» DESCRIPTION OF THE TASK: Copy nothing but the stretch that opens with the line containing "Write a Python" and closes with the line containing "of the hexagon". Keep pictures out.

(Code that draws figures)
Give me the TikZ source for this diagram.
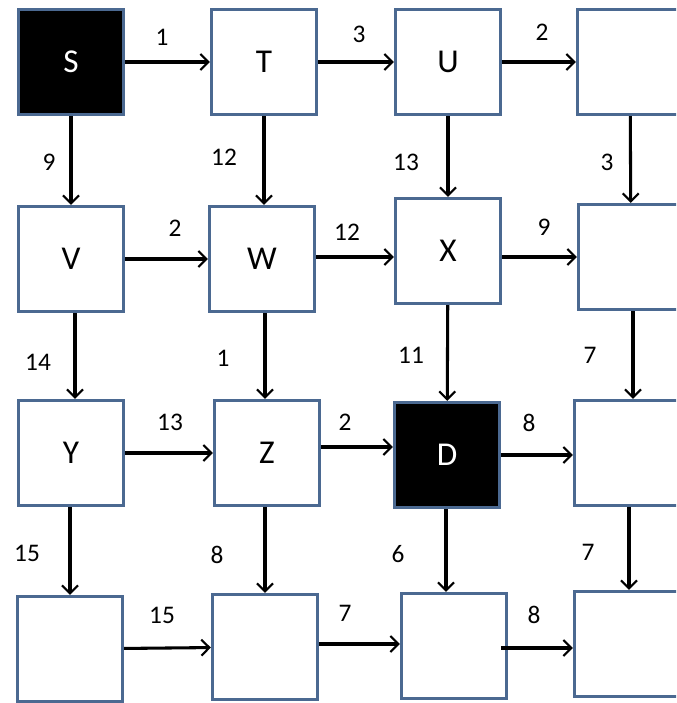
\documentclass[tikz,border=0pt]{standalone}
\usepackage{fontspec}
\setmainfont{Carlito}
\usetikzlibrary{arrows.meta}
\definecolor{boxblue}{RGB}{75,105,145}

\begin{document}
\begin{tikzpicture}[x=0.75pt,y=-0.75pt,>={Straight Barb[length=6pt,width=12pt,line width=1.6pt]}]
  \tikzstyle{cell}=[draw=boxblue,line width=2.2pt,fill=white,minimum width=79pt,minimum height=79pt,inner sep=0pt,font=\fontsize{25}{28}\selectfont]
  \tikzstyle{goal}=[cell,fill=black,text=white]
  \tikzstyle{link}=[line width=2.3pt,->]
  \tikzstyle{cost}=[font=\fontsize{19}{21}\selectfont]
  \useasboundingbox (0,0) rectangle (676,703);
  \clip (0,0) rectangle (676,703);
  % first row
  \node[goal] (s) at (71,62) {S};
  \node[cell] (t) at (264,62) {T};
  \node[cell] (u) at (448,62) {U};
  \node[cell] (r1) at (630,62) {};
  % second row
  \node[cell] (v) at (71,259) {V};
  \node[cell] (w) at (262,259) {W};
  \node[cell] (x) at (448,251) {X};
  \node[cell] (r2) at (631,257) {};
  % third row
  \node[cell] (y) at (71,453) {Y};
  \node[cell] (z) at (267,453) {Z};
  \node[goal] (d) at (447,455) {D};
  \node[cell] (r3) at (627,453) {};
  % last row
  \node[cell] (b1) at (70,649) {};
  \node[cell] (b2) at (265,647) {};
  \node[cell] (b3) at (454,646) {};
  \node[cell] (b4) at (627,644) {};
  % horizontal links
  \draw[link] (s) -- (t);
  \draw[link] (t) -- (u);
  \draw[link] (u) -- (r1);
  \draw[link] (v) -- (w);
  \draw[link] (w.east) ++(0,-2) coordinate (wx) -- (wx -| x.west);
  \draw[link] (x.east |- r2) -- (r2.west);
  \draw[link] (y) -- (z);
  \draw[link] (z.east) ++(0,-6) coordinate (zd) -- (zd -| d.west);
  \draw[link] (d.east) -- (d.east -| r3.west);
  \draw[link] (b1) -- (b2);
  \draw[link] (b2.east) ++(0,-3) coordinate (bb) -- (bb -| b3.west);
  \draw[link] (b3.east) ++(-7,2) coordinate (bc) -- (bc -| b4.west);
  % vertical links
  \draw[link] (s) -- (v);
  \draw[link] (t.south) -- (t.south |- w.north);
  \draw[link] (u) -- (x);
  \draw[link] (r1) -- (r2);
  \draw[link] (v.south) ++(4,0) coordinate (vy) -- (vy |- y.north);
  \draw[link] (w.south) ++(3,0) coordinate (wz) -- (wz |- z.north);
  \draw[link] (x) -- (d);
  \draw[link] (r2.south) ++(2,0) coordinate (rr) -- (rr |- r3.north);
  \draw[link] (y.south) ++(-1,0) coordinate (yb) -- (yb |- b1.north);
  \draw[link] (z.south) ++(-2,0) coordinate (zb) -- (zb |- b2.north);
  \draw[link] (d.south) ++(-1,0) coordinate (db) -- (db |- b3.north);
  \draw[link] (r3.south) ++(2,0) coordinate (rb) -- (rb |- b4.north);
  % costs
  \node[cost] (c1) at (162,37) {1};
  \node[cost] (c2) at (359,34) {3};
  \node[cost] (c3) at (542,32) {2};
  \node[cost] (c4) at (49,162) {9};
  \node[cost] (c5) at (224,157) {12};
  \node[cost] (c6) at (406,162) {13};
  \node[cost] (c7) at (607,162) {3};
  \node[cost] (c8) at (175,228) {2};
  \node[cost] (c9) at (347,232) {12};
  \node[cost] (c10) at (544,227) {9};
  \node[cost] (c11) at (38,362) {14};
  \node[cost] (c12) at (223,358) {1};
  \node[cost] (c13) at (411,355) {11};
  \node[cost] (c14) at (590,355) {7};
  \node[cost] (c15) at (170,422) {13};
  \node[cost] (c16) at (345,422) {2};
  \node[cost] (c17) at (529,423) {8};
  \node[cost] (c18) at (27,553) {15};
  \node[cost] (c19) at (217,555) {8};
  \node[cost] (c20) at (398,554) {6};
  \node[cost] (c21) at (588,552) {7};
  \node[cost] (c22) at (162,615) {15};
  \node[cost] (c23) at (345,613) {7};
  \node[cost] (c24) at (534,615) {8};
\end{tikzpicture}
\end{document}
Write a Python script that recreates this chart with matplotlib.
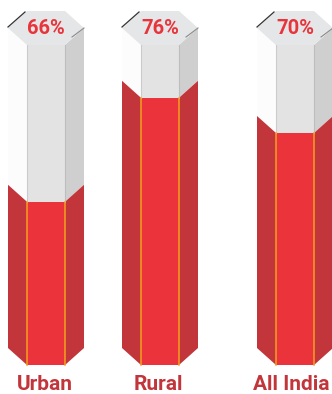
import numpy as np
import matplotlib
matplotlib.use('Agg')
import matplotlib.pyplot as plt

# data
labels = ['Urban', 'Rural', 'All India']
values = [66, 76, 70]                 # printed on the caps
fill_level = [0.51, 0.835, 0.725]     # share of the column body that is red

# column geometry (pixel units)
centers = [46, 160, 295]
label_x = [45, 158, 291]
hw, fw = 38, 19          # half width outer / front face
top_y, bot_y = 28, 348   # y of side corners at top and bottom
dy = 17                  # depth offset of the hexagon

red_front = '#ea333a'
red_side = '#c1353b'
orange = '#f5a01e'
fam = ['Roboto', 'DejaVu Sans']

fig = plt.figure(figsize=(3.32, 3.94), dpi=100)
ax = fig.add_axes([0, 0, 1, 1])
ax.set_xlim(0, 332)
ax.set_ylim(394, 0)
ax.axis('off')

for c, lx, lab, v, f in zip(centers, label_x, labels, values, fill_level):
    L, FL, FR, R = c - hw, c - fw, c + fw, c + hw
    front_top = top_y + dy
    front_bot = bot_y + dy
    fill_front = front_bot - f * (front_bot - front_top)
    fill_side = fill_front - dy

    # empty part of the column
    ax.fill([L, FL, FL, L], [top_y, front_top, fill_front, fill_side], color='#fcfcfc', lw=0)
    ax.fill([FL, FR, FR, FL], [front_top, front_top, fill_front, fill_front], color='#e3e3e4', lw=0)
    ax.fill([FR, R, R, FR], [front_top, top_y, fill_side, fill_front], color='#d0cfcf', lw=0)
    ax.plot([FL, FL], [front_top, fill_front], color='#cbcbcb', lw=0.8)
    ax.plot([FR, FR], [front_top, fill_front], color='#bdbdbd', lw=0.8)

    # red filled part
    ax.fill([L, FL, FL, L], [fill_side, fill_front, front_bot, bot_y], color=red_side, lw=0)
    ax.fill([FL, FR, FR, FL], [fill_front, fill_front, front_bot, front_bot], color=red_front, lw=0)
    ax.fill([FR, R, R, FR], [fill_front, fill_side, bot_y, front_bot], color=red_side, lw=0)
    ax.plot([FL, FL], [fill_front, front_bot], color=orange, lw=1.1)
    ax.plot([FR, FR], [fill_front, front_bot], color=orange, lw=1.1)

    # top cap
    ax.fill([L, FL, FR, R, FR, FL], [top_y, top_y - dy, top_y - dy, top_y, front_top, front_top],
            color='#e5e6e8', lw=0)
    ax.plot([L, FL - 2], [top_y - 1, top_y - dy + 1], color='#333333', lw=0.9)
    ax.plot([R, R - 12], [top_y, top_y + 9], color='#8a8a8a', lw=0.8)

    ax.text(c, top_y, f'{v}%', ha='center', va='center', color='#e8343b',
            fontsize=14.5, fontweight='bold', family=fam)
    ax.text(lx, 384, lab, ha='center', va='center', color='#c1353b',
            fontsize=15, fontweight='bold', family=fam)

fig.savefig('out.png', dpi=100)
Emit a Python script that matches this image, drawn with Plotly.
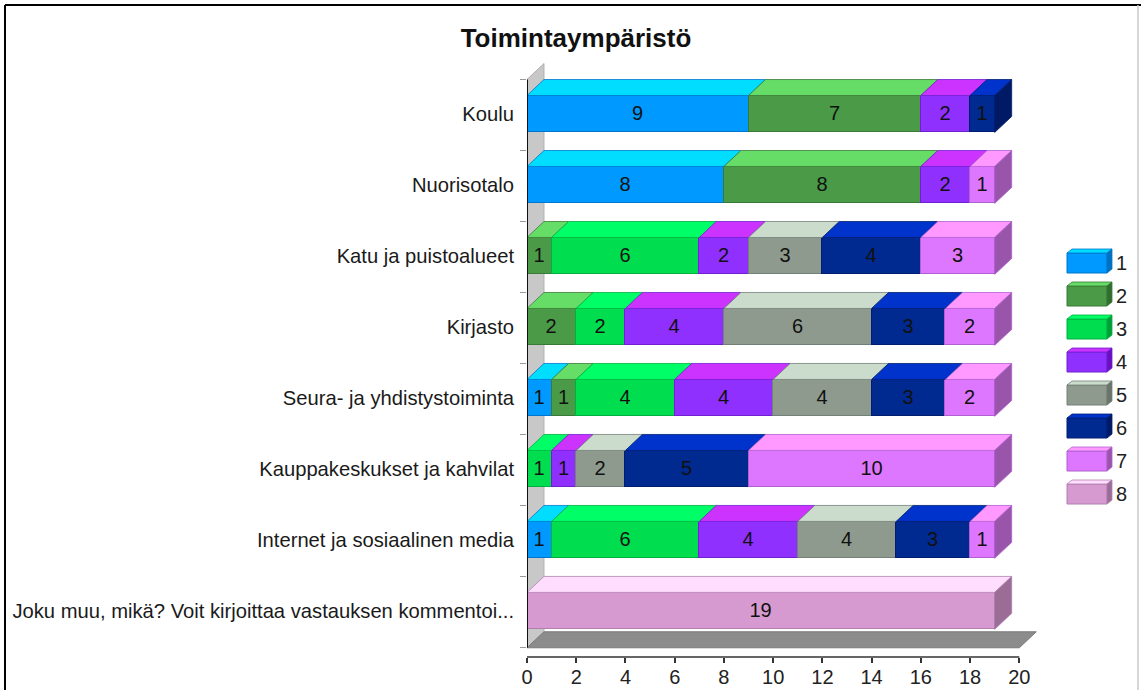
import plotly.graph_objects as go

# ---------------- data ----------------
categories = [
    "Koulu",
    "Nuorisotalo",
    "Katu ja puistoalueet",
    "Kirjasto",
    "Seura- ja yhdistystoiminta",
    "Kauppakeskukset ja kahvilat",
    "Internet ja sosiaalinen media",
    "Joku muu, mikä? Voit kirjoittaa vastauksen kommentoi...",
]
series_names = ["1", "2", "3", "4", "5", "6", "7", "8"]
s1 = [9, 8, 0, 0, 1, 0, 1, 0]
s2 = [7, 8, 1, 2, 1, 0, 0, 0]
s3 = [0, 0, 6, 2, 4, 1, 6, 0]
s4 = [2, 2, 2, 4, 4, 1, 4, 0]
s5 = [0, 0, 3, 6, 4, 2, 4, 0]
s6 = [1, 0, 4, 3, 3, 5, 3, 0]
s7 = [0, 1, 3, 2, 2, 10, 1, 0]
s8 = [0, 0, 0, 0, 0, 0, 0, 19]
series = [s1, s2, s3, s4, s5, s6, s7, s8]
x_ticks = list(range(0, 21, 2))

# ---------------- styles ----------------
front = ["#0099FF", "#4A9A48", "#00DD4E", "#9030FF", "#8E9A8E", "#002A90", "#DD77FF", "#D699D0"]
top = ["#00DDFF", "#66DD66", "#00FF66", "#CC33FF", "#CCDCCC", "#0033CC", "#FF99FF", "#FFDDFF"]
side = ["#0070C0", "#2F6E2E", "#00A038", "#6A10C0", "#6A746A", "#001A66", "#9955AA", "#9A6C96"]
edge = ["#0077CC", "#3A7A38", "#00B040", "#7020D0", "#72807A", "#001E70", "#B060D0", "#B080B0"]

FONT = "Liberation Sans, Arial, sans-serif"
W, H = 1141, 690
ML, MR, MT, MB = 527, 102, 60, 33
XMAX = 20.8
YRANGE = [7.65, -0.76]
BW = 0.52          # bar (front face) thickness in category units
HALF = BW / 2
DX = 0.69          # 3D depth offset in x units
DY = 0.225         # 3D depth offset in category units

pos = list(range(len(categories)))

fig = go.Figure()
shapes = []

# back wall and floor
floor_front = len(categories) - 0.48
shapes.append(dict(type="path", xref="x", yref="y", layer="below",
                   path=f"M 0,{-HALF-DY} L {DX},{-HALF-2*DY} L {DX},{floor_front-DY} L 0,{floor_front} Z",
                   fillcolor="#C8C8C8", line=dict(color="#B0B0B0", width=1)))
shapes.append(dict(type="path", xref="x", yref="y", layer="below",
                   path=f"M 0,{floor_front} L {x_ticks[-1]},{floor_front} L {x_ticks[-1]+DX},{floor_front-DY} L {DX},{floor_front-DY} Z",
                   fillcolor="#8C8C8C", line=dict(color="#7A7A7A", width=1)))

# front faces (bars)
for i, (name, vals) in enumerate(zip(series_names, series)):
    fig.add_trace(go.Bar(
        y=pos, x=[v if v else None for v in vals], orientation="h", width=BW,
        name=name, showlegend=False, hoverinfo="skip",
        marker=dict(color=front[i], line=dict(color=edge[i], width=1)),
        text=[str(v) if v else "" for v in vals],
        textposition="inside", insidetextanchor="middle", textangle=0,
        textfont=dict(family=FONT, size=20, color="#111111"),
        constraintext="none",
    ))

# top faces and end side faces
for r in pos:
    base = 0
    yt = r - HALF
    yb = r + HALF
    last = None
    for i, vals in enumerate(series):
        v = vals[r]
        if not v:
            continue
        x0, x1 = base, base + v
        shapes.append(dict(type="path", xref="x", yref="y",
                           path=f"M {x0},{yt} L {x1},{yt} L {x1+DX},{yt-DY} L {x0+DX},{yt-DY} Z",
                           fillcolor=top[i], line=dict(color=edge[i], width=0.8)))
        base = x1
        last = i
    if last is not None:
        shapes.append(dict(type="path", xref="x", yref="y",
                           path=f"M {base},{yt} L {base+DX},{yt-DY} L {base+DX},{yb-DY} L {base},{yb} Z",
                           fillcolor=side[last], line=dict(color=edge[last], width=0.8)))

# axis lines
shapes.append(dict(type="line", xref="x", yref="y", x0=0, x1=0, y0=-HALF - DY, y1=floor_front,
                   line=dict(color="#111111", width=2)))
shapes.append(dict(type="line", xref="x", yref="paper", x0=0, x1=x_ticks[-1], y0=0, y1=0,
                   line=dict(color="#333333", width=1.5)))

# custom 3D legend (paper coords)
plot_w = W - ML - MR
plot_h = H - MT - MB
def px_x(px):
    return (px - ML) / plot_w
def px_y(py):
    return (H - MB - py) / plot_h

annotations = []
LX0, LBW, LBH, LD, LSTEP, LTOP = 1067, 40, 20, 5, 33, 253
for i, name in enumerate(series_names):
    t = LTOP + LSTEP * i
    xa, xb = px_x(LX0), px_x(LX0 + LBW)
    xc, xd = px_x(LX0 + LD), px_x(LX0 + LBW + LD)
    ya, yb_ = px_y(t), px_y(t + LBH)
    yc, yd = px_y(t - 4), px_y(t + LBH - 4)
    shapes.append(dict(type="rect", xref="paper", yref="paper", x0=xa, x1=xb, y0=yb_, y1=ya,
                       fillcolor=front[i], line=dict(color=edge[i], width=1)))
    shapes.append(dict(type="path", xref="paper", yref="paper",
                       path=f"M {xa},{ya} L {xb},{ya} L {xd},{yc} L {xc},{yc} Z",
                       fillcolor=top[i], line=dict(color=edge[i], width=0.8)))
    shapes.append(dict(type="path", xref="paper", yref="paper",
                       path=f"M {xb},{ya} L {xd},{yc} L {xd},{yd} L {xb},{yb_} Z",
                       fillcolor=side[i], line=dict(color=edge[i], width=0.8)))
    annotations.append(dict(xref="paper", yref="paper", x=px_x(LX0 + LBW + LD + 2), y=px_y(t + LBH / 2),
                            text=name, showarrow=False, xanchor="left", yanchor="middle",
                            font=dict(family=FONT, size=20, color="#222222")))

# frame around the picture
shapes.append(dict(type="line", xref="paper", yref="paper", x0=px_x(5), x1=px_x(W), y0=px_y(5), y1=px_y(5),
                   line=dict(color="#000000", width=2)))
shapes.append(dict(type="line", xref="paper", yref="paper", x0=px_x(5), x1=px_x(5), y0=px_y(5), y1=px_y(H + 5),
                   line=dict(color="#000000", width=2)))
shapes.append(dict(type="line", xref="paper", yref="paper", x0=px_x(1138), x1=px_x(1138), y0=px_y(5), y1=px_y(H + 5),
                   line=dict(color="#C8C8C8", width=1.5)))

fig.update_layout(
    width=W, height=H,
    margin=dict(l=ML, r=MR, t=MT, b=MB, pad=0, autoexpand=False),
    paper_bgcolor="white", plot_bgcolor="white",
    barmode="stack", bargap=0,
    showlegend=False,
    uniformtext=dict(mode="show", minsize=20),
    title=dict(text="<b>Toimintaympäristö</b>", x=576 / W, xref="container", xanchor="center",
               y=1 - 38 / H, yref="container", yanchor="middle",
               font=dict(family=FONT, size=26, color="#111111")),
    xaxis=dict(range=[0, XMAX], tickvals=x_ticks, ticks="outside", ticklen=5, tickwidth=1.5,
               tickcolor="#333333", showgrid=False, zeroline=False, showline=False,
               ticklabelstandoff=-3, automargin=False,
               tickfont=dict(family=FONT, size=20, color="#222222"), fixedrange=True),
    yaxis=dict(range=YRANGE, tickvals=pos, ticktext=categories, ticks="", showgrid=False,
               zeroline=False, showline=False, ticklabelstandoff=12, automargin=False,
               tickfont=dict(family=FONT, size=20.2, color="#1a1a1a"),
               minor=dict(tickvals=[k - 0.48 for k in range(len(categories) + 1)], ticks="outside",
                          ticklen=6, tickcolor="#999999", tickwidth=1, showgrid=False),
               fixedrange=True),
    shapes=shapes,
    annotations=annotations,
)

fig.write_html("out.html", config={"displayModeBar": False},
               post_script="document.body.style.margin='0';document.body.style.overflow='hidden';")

» OUTPUT FOR THIS TASK:
Write a Python script that recreates this chart with matplotlib.
import numpy as np
import matplotlib
matplotlib.use('Agg')
import matplotlib.pyplot as plt

# data
labels = ['Urban', 'Rural', 'All India']
values = [66, 76, 70]                 # printed on the caps
fill_level = [0.51, 0.835, 0.725]     # share of the column body that is red

# column geometry (pixel units)
centers = [46, 160, 295]
label_x = [45, 158, 291]
hw, fw = 38, 19          # half width outer / front face
top_y, bot_y = 28, 348   # y of side corners at top and bottom
dy = 17                  # depth offset of the hexagon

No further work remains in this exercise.